== COLLECTED MATERIAL
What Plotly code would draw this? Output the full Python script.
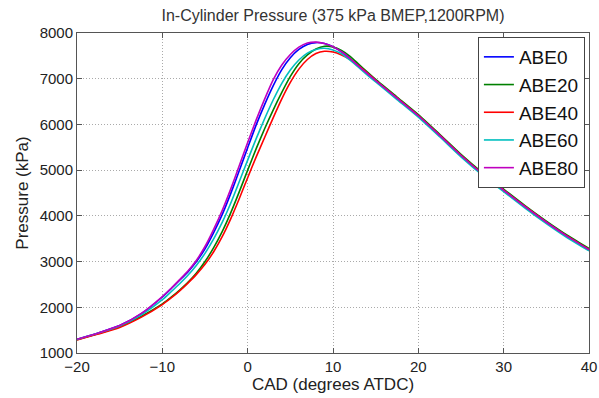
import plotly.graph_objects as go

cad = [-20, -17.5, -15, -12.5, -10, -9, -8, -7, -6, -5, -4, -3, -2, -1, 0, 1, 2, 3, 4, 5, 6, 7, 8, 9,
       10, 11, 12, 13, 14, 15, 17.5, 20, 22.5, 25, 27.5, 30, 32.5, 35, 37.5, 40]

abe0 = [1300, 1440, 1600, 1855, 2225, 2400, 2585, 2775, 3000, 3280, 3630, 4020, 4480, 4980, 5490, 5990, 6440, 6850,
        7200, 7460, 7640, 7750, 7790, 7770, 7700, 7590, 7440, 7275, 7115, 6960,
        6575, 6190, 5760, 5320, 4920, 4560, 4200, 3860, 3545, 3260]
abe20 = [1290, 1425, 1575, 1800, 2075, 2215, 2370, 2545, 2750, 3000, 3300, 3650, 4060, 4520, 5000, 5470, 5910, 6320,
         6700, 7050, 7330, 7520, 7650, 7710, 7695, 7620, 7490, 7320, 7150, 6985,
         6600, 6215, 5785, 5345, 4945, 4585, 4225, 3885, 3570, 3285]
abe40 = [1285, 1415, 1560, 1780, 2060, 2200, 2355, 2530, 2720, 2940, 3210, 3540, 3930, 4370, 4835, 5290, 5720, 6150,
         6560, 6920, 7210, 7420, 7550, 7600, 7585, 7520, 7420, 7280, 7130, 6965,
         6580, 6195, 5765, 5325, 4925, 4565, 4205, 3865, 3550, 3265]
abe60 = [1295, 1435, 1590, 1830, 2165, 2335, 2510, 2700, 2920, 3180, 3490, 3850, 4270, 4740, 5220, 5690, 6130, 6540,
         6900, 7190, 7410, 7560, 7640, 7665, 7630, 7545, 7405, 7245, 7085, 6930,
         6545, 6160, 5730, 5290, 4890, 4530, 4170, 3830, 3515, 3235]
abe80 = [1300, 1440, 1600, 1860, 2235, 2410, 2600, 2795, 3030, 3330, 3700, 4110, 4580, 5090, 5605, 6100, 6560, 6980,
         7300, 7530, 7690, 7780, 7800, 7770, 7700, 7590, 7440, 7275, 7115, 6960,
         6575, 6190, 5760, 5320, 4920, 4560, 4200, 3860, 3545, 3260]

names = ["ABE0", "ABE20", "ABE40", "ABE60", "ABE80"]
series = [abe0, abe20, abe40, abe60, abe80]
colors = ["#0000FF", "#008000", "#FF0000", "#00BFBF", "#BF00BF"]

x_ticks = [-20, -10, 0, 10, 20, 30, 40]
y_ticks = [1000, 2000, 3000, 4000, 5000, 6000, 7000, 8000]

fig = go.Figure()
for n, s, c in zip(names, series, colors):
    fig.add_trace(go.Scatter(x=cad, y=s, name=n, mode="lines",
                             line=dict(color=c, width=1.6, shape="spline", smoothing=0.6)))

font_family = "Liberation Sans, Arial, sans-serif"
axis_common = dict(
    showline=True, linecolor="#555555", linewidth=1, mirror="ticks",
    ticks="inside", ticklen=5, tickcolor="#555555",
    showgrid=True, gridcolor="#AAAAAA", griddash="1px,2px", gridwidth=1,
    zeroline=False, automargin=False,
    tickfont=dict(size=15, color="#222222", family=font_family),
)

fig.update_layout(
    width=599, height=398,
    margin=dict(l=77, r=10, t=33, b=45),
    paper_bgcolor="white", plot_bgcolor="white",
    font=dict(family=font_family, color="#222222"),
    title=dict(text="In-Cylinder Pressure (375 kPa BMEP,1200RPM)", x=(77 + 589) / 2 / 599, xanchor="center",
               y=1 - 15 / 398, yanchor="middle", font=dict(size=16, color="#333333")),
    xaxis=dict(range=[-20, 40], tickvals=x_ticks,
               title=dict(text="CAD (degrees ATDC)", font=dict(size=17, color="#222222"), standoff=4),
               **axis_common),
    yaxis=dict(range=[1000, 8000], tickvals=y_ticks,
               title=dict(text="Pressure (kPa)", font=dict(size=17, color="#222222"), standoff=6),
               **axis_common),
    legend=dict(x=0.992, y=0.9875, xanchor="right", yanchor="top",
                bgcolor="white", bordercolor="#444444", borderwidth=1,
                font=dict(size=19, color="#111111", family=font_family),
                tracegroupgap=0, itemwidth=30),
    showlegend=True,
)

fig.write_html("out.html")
====
EXERCISE REQUIREMENTS: Copy the material shown above in full and exactly. Skip the pictures.

COMPLETED TASK:
What Plotly code would draw this? Output the full Python script.
import plotly.graph_objects as go

cad = [-20, -17.5, -15, -12.5, -10, -9, -8, -7, -6, -5, -4, -3, -2, -1, 0, 1, 2, 3, 4, 5, 6, 7, 8, 9,
       10, 11, 12, 13, 14, 15, 17.5, 20, 22.5, 25, 27.5, 30, 32.5, 35, 37.5, 40]

abe0 = [1300, 1440, 1600, 1855, 2225, 2400, 2585, 2775, 3000, 3280, 3630, 4020, 4480, 4980, 5490, 5990, 6440, 6850,
        7200, 7460, 7640, 7750, 7790, 7770, 7700, 7590, 7440, 7275, 7115, 6960,
        6575, 6190, 5760, 5320, 4920, 4560, 4200, 3860, 3545, 3260]
abe20 = [1290, 1425, 1575, 1800, 2075, 2215, 2370, 2545, 2750, 3000, 3300, 3650, 4060, 4520, 5000, 5470, 5910, 6320,
         6700, 7050, 7330, 7520, 7650, 7710, 7695, 7620, 7490, 7320, 7150, 6985,
         6600, 6215, 5785, 5345, 4945, 4585, 4225, 3885, 3570, 3285]
abe40 = [1285, 1415, 1560, 1780, 2060, 2200, 2355, 2530, 2720, 2940, 3210, 3540, 3930, 4370, 4835, 5290, 5720, 6150,
         6560, 6920, 7210, 7420, 7550, 7600, 7585, 7520, 7420, 7280, 7130, 6965,
         6580, 6195, 5765, 5325, 4925, 4565, 4205, 3865, 3550, 3265]
abe60 = [1295, 1435, 1590, 1830, 2165, 2335, 2510, 2700, 2920, 3180, 3490, 3850, 4270, 4740, 5220, 5690, 6130, 6540,
         6900, 7190, 7410, 7560, 7640, 7665, 7630, 7545, 7405, 7245, 7085, 6930,
         6545, 6160, 5730, 5290, 4890, 4530, 4170, 3830, 3515, 3235]
abe80 = [1300, 1440, 1600, 1860, 2235, 2410, 2600, 2795, 3030, 3330, 3700, 4110, 4580, 5090, 5605, 6100, 6560, 6980,
         7300, 7530, 7690, 7780, 7800, 7770, 7700, 7590, 7440, 7275, 7115, 6960,
         6575, 6190, 5760, 5320, 4920, 4560, 4200, 3860, 3545, 3260]

names = ["ABE0", "ABE20", "ABE40", "ABE60", "ABE80"]
series = [abe0, abe20, abe40, abe60, abe80]
colors = ["#0000FF", "#008000", "#FF0000", "#00BFBF", "#BF00BF"]

x_ticks = [-20, -10, 0, 10, 20, 30, 40]
y_ticks = [1000, 2000, 3000, 4000, 5000, 6000, 7000, 8000]

fig = go.Figure()
for n, s, c in zip(names, series, colors):
    fig.add_trace(go.Scatter(x=cad, y=s, name=n, mode="lines",
                             line=dict(color=c, width=1.6, shape="spline", smoothing=0.6)))

font_family = "Liberation Sans, Arial, sans-serif"
axis_common = dict(
    showline=True, linecolor="#555555", linewidth=1, mirror="ticks",
    ticks="inside", ticklen=5, tickcolor="#555555",
    showgrid=True, gridcolor="#AAAAAA", griddash="1px,2px", gridwidth=1,
    zeroline=False, automargin=False,
    tickfont=dict(size=15, color="#222222", family=font_family),
)

fig.update_layout(
    width=599, height=398,
    margin=dict(l=77, r=10, t=33, b=45),
    paper_bgcolor="white", plot_bgcolor="white",
    font=dict(family=font_family, color="#222222"),
    title=dict(text="In-Cylinder Pressure (375 kPa BMEP,1200RPM)", x=(77 + 589) / 2 / 599, xanchor="center",
               y=1 - 15 / 398, yanchor="middle", font=dict(size=16, color="#333333")),
    xaxis=dict(range=[-20, 40], tickvals=x_ticks,
               title=dict(text="CAD (degrees ATDC)", font=dict(size=17, color="#222222"), standoff=4),
               **axis_common),
    yaxis=dict(range=[1000, 8000], tickvals=y_ticks,
               title=dict(text="Pressure (kPa)", font=dict(size=17, color="#222222"), standoff=6),
               **axis_common),
    legend=dict(x=0.992, y=0.9875, xanchor="right", yanchor="top",
                bgcolor="white", bordercolor="#444444", borderwidth=1,
                font=dict(size=19, color="#111111", family=font_family),
                tracegroupgap=0, itemwidth=30),
    showlegend=True,
)

fig.write_html("out.html")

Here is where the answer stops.